Barcelone, 1936 : un théâtre qui donne des spectacles de cabaret passe sous le contrôle des anarchistes conduits par Mireia. Trois ans plus tard, celle-ci se retrouve dans un camp à Rivesaltes, puis réfugiée à Sète où elle finira ses jours. C'est là qu'elle donne naissance à un fils qui deviendra le célèbre baryton Roger Ventós. Nous avons là les deux thèmes majeurs du roman : l'histoire du déclin d'un théâtre et l'histoire de l'ascension d'un chanteur d'opéra dont la vocation a été très précoce. Tout cet aspect du roman réjouira les amateurs de musique classique et de bel canto.
Les deux histoires courent jusqu'en 1975 : mort de Franco et fin tragique du théâtre, qui incarne en même temps toute la vie d'un « couple » cher à Mireia et à son fils Roger. Elle, c'est Carme Bartrina, la propriétaire du théâtre des Miravillas, amoureuse de Mireia, mais restée à Barcelone quand l'autre a dû s'exiler. Lui c'est le frère de Mireia, Lluis, donc l'oncle de Roger, machiniste du théâtre, puis, finalement compagnon de Carme. Autres thèmes, la maladie qui frappe cruellement Carme et Mareia ; et l'homosexualité représentée ici par ces deux femmes et puis par Roger et Maurice son pianiste qui l'emmènera visiter le pays sérère où il est né.
Le fil conducteur est l'histoire d'un théâtre qui après s'être spécialisé dans le spectacle léger en arrive à résister par l'humour à la censure du régime répressif.

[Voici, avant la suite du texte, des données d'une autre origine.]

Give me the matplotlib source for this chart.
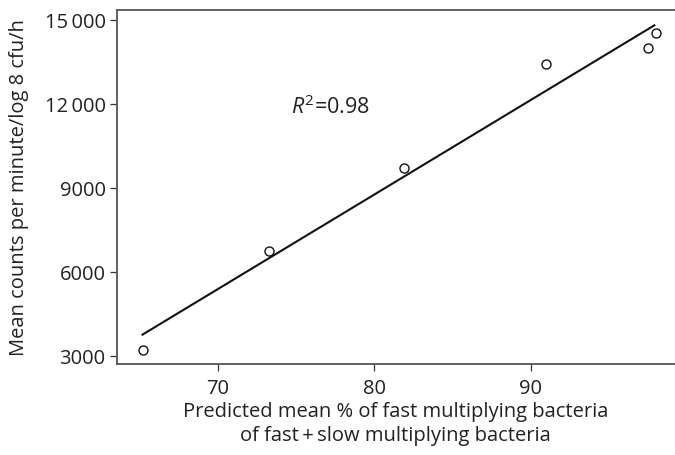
import numpy as np
import matplotlib
matplotlib.use("Agg")
import matplotlib.pyplot as plt

plt.rcParams["font.family"] = ["Open Sans", "DejaVu Sans"]
plt.rcParams["mathtext.fontset"] = "custom"
plt.rcParams["mathtext.rm"] = "Open Sans"
plt.rcParams["mathtext.it"] = "Open Sans:italic"

# values
pct_fast = [65.2, 73.3, 81.9, 91.0, 97.5, 98.0]
mean_cpm = [3220, 6750, 9690, 13420, 14000, 14525]
x_ticks = [70, 80, 90]
y_ticks = [3000, 6000, 9000, 12000, 15000]
y_tick_labels = ["3000", "6000", "9000", "12\u2009000", "15\u2009000"]

# least squares line through the points
slope, icpt = np.polyfit(pct_fast, mean_cpm, 1)
fit_x = np.array([min(pct_fast), 97.9])
fit_y = slope * fit_x + icpt

fig = plt.figure(figsize=(6.75, 4.56), dpi=100, facecolor="white")
ax = fig.add_axes([0.1729, 0.1989, 0.8271, 0.7776])

ax.plot(fit_x, fit_y, color="#111111", lw=1.5, zorder=2)
ax.plot(pct_fast, mean_cpm, ls="none", marker="o", ms=6.5,
        mfc="white", mec="#111111", mew=1.0, zorder=3)

ax.set_xlim(63.55, 99.22)
ax.set_ylim(2693, 15357)
ax.set_xticks(x_ticks)
ax.set_yticks(y_ticks)
ax.set_yticklabels(y_tick_labels)

for side in ["left", "bottom", "top"]:
    ax.spines[side].set_color("#555555")
    ax.spines[side].set_linewidth(1.3)
ax.spines["right"].set_visible(False)

ax.tick_params(direction="out", length=5, width=0.9, color="#333333",
               labelsize=14.5, labelcolor="#222222", pad=3)
ax.tick_params(axis="x", pad=5)

ax.text(0.382, 0.728, r"$R^{2}$=0.98", transform=ax.transAxes,
        fontsize=15.5, color="#222222", ha="center", va="center")

ax.set_xlabel("Predicted mean % of fast multiplying bacteria\n"
              "of fast\u2009+\u2009slow multiplying bacteria",
              fontsize=14.5, color="#222222", labelpad=2, linespacing=1.3)
ax.set_ylabel("Mean counts per minute/log 8 cfu/h", fontsize=14.5,
              color="#222222", labelpad=11)

fig.savefig("out.png", dpi=100)
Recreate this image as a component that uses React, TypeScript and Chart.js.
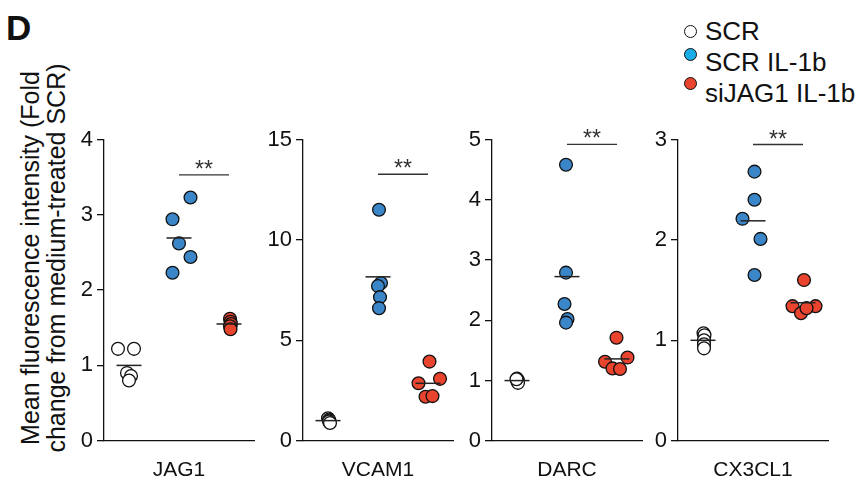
import React, { useEffect, useRef } from 'react';
import { Chart, registerables } from 'chart.js';

Chart.register(...registerables);

const FONT = '"Liberation Sans", Arial, Helvetica, sans-serif';

// ---- data ----
const genes = ['JAG1', 'VCAM1', 'DARC', 'CX3CL1'];
const groupNames = ['SCR', 'SCR IL-1b', 'siJAG1 IL-1b'];
const yMaxes = [4, 15, 5, 3];
const ySteps = [1, 5, 1, 1];

const scrValues = [
  [1.22, 1.22, 0.9, 0.86, 0.8],
  [1.12, 1.05, 1.0, 0.95, 0.88],
  [1.03, 1.0, 0.98, 0.96, 1.02],
  [1.07, 1.05, 1.0, 0.96, 0.92],
];
const scrJitter = [
  [-0.22, 0.1, -0.04, 0.04, 0.0],
  [0.0, 0.02, 0.03, 0.02, 0.04],
  [0.0, 0.02, 0.01, 0.02, -0.01],
  [0.01, 0.03, 0.02, 0.02, 0.02],
];
const il1bValues = [
  [2.94, 3.23, 2.62, 2.44, 2.23],
  [11.5, 7.85, 7.7, 7.15, 6.6],
  [4.58, 2.79, 2.27, 2.02, 1.96],
  [2.68, 2.4, 2.21, 2.01, 1.65],
];
const il1bJitter = [
  [-0.13, 0.23, 0.0, 0.23, -0.13],
  [0.02, 0.06, 0.0, 0.04, 0.02],
  [-0.02, -0.02, -0.05, 0.01, -0.02],
  [0.03, 0.03, -0.21, 0.15, 0.03],
];
const siJagValues = [
  [1.62, 1.58, 1.55, 1.52, 1.48],
  [3.94, 3.08, 2.86, 2.19, 2.22],
  [1.71, 1.38, 1.31, 1.2, 1.19],
  [1.6, 1.34, 1.34, 1.27, 1.32],
];
const siJagJitter = [
  [0.02, 0.03, 0.04, 0.02, 0.03],
  [0.03, 0.24, -0.19, -0.05, 0.09],
  [-0.01, 0.21, -0.24, -0.09, 0.06],
  [0.02, -0.21, 0.25, -0.04, 0.07],
];
const sigLevels = [3.53, 13.27, 4.92, 2.95];
const sigLabels = ['**', '**', '**', '**'];

// ---- styles / layout ----
const groupFill = ['#ffffff', '#3b86c8', '#e8442e'];
const legendFill = ['#ffffff', '#19ace6', '#e8442e'];
const groupCenters = [0.5, 1.5, 2.5];
const axisLeft = [104, 303, 492, 678];
const Y_AXIS_W = 60;
const PLOT_W = 150;
const RIGHT_PAD = 15;
const CANVAS_W = Y_AXIS_W + PLOT_W + RIGHT_PAD;
const CANVAS_H = 484;
const AREA_TOP = 139.5;
const AREA_BOTTOM = 440.7;
const INK = '#111';

const mean = (a: number[]) => a.reduce((s, v) => s + v, 0) / a.length;

function Panel({ idx }: { idx: number }) {
  const ref = useRef<HTMLCanvasElement | null>(null);
  useEffect(() => {
    const canvas = ref.current;
    if (!canvas) return;
    const vals = [scrValues[idx], il1bValues[idx], siJagValues[idx]];
    const jit = [scrJitter[idx], il1bJitter[idx], siJagJitter[idx]];

    const pointSets = vals.map((v, g) => ({
      label: groupNames[g],
      data: v.map((y, k) => ({ x: groupCenters[g] + jit[g][k], y })),
      pointRadius: 6.4,
      pointHoverRadius: 6.4,
      pointBackgroundColor: groupFill[g],
      pointBorderColor: '#111',
      pointBorderWidth: 1.3,
      showLine: false,
      order: 2,
      clip: false as any,
    }));
    const meanSets = vals.map((v, g) => {
      const m = mean(v);
      return {
        label: groupNames[g] + ' mean',
        data: [
          { x: groupCenters[g] - 0.25, y: m },
          { x: groupCenters[g] + 0.25, y: m },
        ],
        showLine: true,
        borderColor: '#222',
        borderWidth: 1.5,
        pointRadius: 0,
        order: 0,
        clip: false as any,
      };
    });
    const sigSet = {
      label: 'sig',
      data: [
        { x: groupCenters[1], y: sigLevels[idx] },
        { x: groupCenters[2], y: sigLevels[idx] },
      ],
      showLine: true,
      borderColor: '#333',
      borderWidth: 1.3,
      pointRadius: 0,
      order: 0,
      clip: false as any,
    };

    const starsPlugin = {
      id: 'sigStars' + idx,
      afterDatasetsDraw(chart: any) {
        const { ctx, scales } = chart;
        const x = scales.x.getPixelForValue((groupCenters[1] + groupCenters[2]) / 2);
        const y = scales.y.getPixelForValue(sigLevels[idx]);
        ctx.save();
        ctx.fillStyle = '#333';
        ctx.font = `23px ${FONT}`;
        ctx.textAlign = 'center';
        ctx.textBaseline = 'alphabetic';
        ctx.fillText(sigLabels[idx], x, y + 2);
        ctx.restore();
      },
    };

    const chart = new Chart(canvas, {
      type: 'scatter',
      data: { datasets: [...meanSets, sigSet, ...pointSets] as any },
      options: {
        animation: false,
        responsive: false,
        maintainAspectRatio: false,
        events: [],
        layout: { padding: { top: AREA_TOP, right: RIGHT_PAD, left: 0, bottom: 0 } },
        plugins: { legend: { display: false }, tooltip: { enabled: false } },
        scales: {
          x: {
            type: 'linear',
            min: 0,
            max: 3,
            ticks: { display: false },
            grid: { display: false },
            border: { display: true, color: INK, width: 1.3 },
            title: {
              display: true,
              text: genes[idx],
              color: INK,
              font: { family: FONT, size: 21 },
              padding: { top: 0, bottom: 1 },
            },
            afterFit: (s: any) => {
              s.height = CANVAS_H - AREA_BOTTOM;
            },
          },
          y: {
            type: 'linear',
            min: 0,
            max: yMaxes[idx],
            ticks: {
              stepSize: ySteps[idx],
              color: INK,
              font: { family: FONT, size: 22 },
              padding: 4,
            },
            grid: {
              display: true,
              drawOnChartArea: false,
              drawTicks: true,
              tickLength: 7,
              color: INK,
              lineWidth: 1.3,
            },
            border: { display: true, color: INK, width: 1.3 },
            afterFit: (s: any) => {
              s.width = Y_AXIS_W;
            },
          },
        },
      } as any,
      plugins: [starsPlugin],
    });
    return () => chart.destroy();
  }, [idx]);

  return (
    <canvas
      ref={ref}
      width={CANVAS_W}
      height={CANVAS_H}
      style={{
        position: 'absolute',
        left: axisLeft[idx] - Y_AXIS_W,
        top: 0,
        width: CANVAS_W,
        height: CANVAS_H,
      }}
    />
  );
}

const legendTextTop = [17.8, 48.8, 80.3];
const legendDotY = [31, 54, 83];

export default function App() {
  return (
    <div
      style={{
        position: 'absolute',
        left: 0,
        top: 0,
        width: 862,
        height: 484,
        background: '#fff',
        overflow: 'hidden',
        fontFamily: FONT,
        color: INK,
      }}
    >
      <div
        style={{
          position: 'absolute',
          left: 6,
          top: 10.4,
          fontSize: 35,
          lineHeight: '35px',
          fontWeight: 'bold',
          color: '#111',
        }}
      >
        D
      </div>
      <div
        style={{
          position: 'absolute',
          left: 43 - 220,
          top: 258 - 26,
          width: 440,
          height: 52,
          fontSize: 25,
          lineHeight: '26px',
          textAlign: 'center',
          whiteSpace: 'nowrap',
          transform: 'rotate(-90deg)',
          transformOrigin: '50% 50%',
        }}
      >
        <div>Mean fluorescence intensity (Fold</div>
        <div>change from medium-treated SCR)</div>
      </div>
      {groupNames.map((name, g) => (
        <React.Fragment key={name}>
          <div
            style={{
              position: 'absolute',
              left: 690 - 6.5,
              top: legendDotY[g] - 6.5,
              width: 11,
              height: 11,
              borderRadius: '50%',
              border: '1.2px solid #111',
              background: legendFill[g],
            }}
          />
          <div
            style={{
              position: 'absolute',
              left: 705,
              top: legendTextTop[g],
              fontSize: 26,
              lineHeight: '26px',
              whiteSpace: 'nowrap',
            }}
          >
            {name}
          </div>
        </React.Fragment>
      ))}
      {genes.map((_, i) => (
        <Panel key={i} idx={i} />
      ))}
    </div>
  );
}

Ayant voué toute sa vie à la musique et au chant, le très sérieux Roger Ventós pourrait-il devenir l'héritier du modeste théâtre populaire de Carme et de Mireia ? C'est d'ailleurs lui qui tient la plume choisissant d'écrire un roman réaliste mais pas une pompeuse autobiographie d'artiste.
Lluis Llach : Le Théâtre des Merveilles. - Traduit du catalan par Serge Mestre, Babel, 2022, 525 pages. [Editorial Empúries, Barcelone, 2017].
Né en 1948 à Gérone, Lluis Llach a lui aussi voué sa vie à la musique et au chant avant de devenir romancier. Il s'est également consacré à la politique catalane et à la défense militante de sa langue.